Problem: Make an exact copy of all the material below, apart from the pictures.

Data block:
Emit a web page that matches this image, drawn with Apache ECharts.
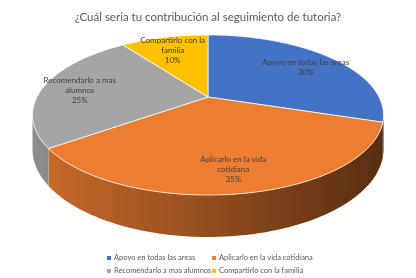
<!DOCTYPE html>
<html><head><meta charset="utf-8">
<script src="https://cdn.jsdelivr.net/npm/echarts@6/dist/echarts.min.js"></script>
<style>html,body{margin:0;padding:0;background:#fff}#c{width:416px;height:278px}</style>
</head><body><div id="c"></div>
<script>
const categories = ['Apoyo en todas las areas', 'Aplicarlo en la vida cotidiana', 'Recomendarlo a mas alumnos', 'Compartirlo con la familia'];
const values = [30, 35, 25, 10];
const labelLines = ['Apoyo en todas las areas', 'Aplicarlo en la vida\ncotidiana', 'Recomendarlo a mas\nalumnos', 'Compartirlo con la\nfamilia'];
const colors = ['#4472C4', '#ED7D31', '#A5A5A5', '#FFC000'];
const titleText = '¿Cuál seria tu contribución al seguimiento de tutoria?';

const FONT = 'Lato, "Open Sans", sans-serif';
const total = values.reduce((s, v) => s + v, 0);
const starts = [];
values.reduce((acc, v, i) => { starts[i] = acc; return acc + v; }, 0);

// 3D pie projection geometry
const CX = 208, CY = 97, A = 171, B = 76, K = 0.225, H = 32.5;
function proj(t, r, z) {
  const u = r * Math.cos(t), v = r * Math.sin(t);
  const w = 1 - K * v;
  return [CX + A * u / w, CY + (B * v + H * z) / w];
}
function shade(hex, f) {
  const n = parseInt(hex.slice(1), 16);
  const r = Math.round(((n >> 16) & 255) * f), g = Math.round(((n >> 8) & 255) * f), b = Math.round((n & 255) * f);
  return 'rgb(' + r + ',' + g + ',' + b + ')';
}
const sil = Math.asin(K);

function makeRender(idx) {
  return function (params, api) {
    const s = api.value(0), v = api.value(1);
    const t0 = -Math.PI / 2 + s / total * 2 * Math.PI;
    const t1 = t0 + v / total * 2 * Math.PI;
    const n = 80;
    const children = [];
    const a0 = Math.max(t0, sil), a1 = Math.min(t1, Math.PI - sil);
    if (a1 > a0) {
      const pts = [];
      for (let j = 0; j <= n; j++) pts.push(proj(a0 + (a1 - a0) * j / n, 1, 0));
      for (let j = n; j >= 0; j--) pts.push(proj(a0 + (a1 - a0) * j / n, 1, 1));
      children.push({
        type: 'polygon', z2: 1,
        shape: { points: pts },
        style: {
          fill: new echarts.graphic.LinearGradient(CX - A - 5, 0, CX + A + 5, 0, [
            { offset: 0, color: shade(colors[idx], 0.86) },
            { offset: 1, color: shade(colors[idx], 0.37) }
          ], true),
          stroke: null
        }
      });
    }
    const top = [[CX, CY]];
    for (let j = 0; j <= n; j++) top.push(proj(t0 + (t1 - t0) * j / n, 1, 0));
    children.push({
      type: 'polygon', z2: 10,
      shape: { points: top },
      style: { fill: colors[idx], stroke: 'rgba(255,255,255,0.75)', lineWidth: 1 }
    });
    const mid = (t0 + t1) / 2;
    const lp = proj(mid, 0.78, 0);
    children.push({
      type: 'text', z2: 20,
      x: lp[0], y: lp[1] + 2,
      style: {
        text: labelLines[idx] + '\n' + Math.round(v / total * 100) + '%',
        fill: '#404040', font: '8px ' + FONT, lineHeight: 10,
        align: 'center', verticalAlign: 'middle'
      }
    });
    return { type: 'group', children: children };
  };
}

const series = categories.map((name, i) => ({
  type: 'custom', name: name, coordinateSystem: 'none',
  itemStyle: { color: colors[i] },
  data: [[starts[i], values[i]]],
  renderItem: makeRender(i)
}));

const legendBase = {
  orient: 'vertical', top: 253, height: 25, padding: 0, icon: 'rect', itemWidth: 4, itemHeight: 4, itemGap: 3,
  textStyle: { fontSize: 7.5, color: '#595959', fontFamily: FONT, lineHeight: 10, padding: [0, 0, 0, -2] },
  selectedMode: false
};

const chart = echarts.init(document.getElementById('c'), null, { renderer: 'canvas' });
chart.setOption({
  animation: false,
  backgroundColor: '#fff',
  title: { text: titleText, left: 'center', top: 6, textStyle: { fontSize: 11.5, fontWeight: 'normal', color: '#595959', fontFamily: FONT } },
  legend: [
    Object.assign({}, legendBase, { left: 107, data: [categories[0], categories[2]] }),
    Object.assign({}, legendBase, { left: 212, data: [categories[1], categories[3]] })
  ],
  series: series
});
</script></body></html>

Answer to the problem:
Emit a web page that matches this image, drawn with Apache ECharts.
<!DOCTYPE html>
<html><head><meta charset="utf-8">
<script src="https://cdn.jsdelivr.net/npm/echarts@6/dist/echarts.min.js"></script>
<style>html,body{margin:0;padding:0;background:#fff}#c{width:416px;height:278px}</style>
</head><body><div id="c"></div>
<script>
const categories = ['Apoyo en todas las areas', 'Aplicarlo en la vida cotidiana', 'Recomendarlo a mas alumnos', 'Compartirlo con la familia'];
const values = [30, 35, 25, 10];
const labelLines = ['Apoyo en todas las areas', 'Aplicarlo en la vida\ncotidiana', 'Recomendarlo a mas\nalumnos', 'Compartirlo con la\nfamilia'];
const colors = ['#4472C4', '#ED7D31', '#A5A5A5', '#FFC000'];
const titleText = '¿Cuál seria tu contribución al seguimiento de tutoria?';

const FONT = 'Lato, "Open Sans", sans-serif';
const total = values.reduce((s, v) => s + v, 0);
const starts = [];
values.reduce((acc, v, i) => { starts[i] = acc; return acc + v; }, 0);

// 3D pie projection geometry
const CX = 208, CY = 97, A = 171, B = 76, K = 0.225, H = 32.5;
function proj(t, r, z) {
  const u = r * Math.cos(t), v = r * Math.sin(t);
  const w = 1 - K * v;
  return [CX + A * u / w, CY + (B * v + H * z) / w];
}
function shade(hex, f) {
  const n = parseInt(hex.slice(1), 16);
  const r = Math.round(((n >> 16) & 255) * f), g = Math.round(((n >> 8) & 255) * f), b = Math.round((n & 255) * f);
  return 'rgb(' + r + ',' + g + ',' + b + ')';
}
const sil = Math.asin(K);

function makeRender(idx) {
  return function (params, api) {
    const s = api.value(0), v = api.value(1);
    const t0 = -Math.PI / 2 + s / total * 2 * Math.PI;
    const t1 = t0 + v / total * 2 * Math.PI;
    const n = 80;
    const children = [];
    const a0 = Math.max(t0, sil), a1 = Math.min(t1, Math.PI - sil);
    if (a1 > a0) {
      const pts = [];
      for (let j = 0; j <= n; j++) pts.push(proj(a0 + (a1 - a0) * j / n, 1, 0));
      for (let j = n; j >= 0; j--) pts.push(proj(a0 + (a1 - a0) * j / n, 1, 1));
      children.push({
        type: 'polygon', z2: 1,
        shape: { points: pts },
        style: {
          fill: new echarts.graphic.LinearGradient(CX - A - 5, 0, CX + A + 5, 0, [
            { offset: 0, color: shade(colors[idx], 0.86) },
            { offset: 1, color: shade(colors[idx], 0.37) }
          ], true),
          stroke: null
        }
      });
    }
    const top = [[CX, CY]];
    for (let j = 0; j <= n; j++) top.push(proj(t0 + (t1 - t0) * j / n, 1, 0));
    children.push({
      type: 'polygon', z2: 10,
      shape: { points: top },
      style: { fill: colors[idx], stroke: 'rgba(255,255,255,0.75)', lineWidth: 1 }
    });
    const mid = (t0 + t1) / 2;
    const lp = proj(mid, 0.78, 0);
    children.push({
      type: 'text', z2: 20,
      x: lp[0], y: lp[1] + 2,
      style: {
        text: labelLines[idx] + '\n' + Math.round(v / total * 100) + '%',
        fill: '#404040', font: '8px ' + FONT, lineHeight: 10,
        align: 'center', verticalAlign: 'middle'
      }
    });
    return { type: 'group', children: children };
  };
}

const series = categories.map((name, i) => ({
  type: 'custom', name: name, coordinateSystem: 'none',
  itemStyle: { color: colors[i] },
  data: [[starts[i], values[i]]],
  renderItem: makeRender(i)
}));

const legendBase = {
  orient: 'vertical', top: 253, height: 25, padding: 0, icon: 'rect', itemWidth: 4, itemHeight: 4, itemGap: 3,
  textStyle: { fontSize: 7.5, color: '#595959', fontFamily: FONT, lineHeight: 10, padding: [0, 0, 0, -2] },
  selectedMode: false
};

const chart = echarts.init(document.getElementById('c'), null, { renderer: 'canvas' });
chart.setOption({
  animation: false,
  backgroundColor: '#fff',
  title: { text: titleText, left: 'center', top: 6, textStyle: { fontSize: 11.5, fontWeight: 'normal', color: '#595959', fontFamily: FONT } },
  legend: [
    Object.assign({}, legendBase, { left: 107, data: [categories[0], categories[2]] }),
    Object.assign({}, legendBase, { left: 212, data: [categories[1], categories[3]] })
  ],
  series: series
});
</script></body></html>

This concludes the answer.